La vittoria del Sì al referendum sulla riduzione del numero dei parlamentari è una buona notizia per la Repubblica Italiana. Sia chiaro, non è una riforma della Costituzione, non è elemento di aiuto alle finanze pubbliche (argomentazione ridicola e miserabile), non è uno strumento di certa utilità per restituire al Parlamento una centralità perduta (forse per sempre). Però è una buona notizia perché ci colloca all’avanguardia mondiale nel numero ridotto di membri delle assemblee elettive (al tempo di De Gasperi non esisteva il telefonino, né la posta elettronica, né Facebook) ed è quindi un modo per reinterpretare in chiave più moderna il rapporto tra eletto ed elettore.

Ed è una buona notizia anche perché abbiamo visto negli ultimi anni arrivare in Parlamento troppa gente non all’altezza del compito, persone scelte attraverso meccanismi di selezione familistici e da retrobottega, per poi osservarle ciondolare nelle stradine del centro di Roma in cerca di un ristorante da raggiungere.
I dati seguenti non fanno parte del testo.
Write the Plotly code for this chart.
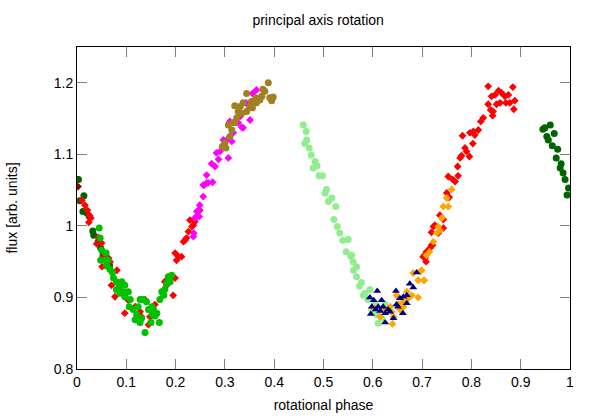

È quindi auspicabile (ma non certo) che un numero ridotto di posti a disposizione induca i leader (unici veri titolari della decisione su chi viene eletto, altro che quelli che vanno al seggio) a scegliere con più cura i candidati.

Infine è una buona notizia perché rende più difficile ogni mascheramento di appartenenza, tipicamente espresso attraverso l’adesione al gruppo misto (i cui numeri sono esplosi nella Seconda Repubblica), vero fenomeno di trasformismo parlamentare travestito da indipendenza di giudizio. Certo, corriamo il rischio di una politica ancor più verticistica (tendenza per la verità di gran moda in tutto il mondo), ma già oggi sono meno di venti persone ad avere reale voce in capitolo sulle candidature, come sanno perfettamente tutti quelli che maneggiano la materia.

Sono quindi a mio avviso del tutto fuori luogo le grida di dolore di tutti quelli che temono sfracelli. Gli unici che hanno davvero qualcosa da temere sono alcune centinaia di eletti in questa legislatura e alcune centinaia di aspiranti per la prossima. Loro sì che hanno motivo di dispiacersi.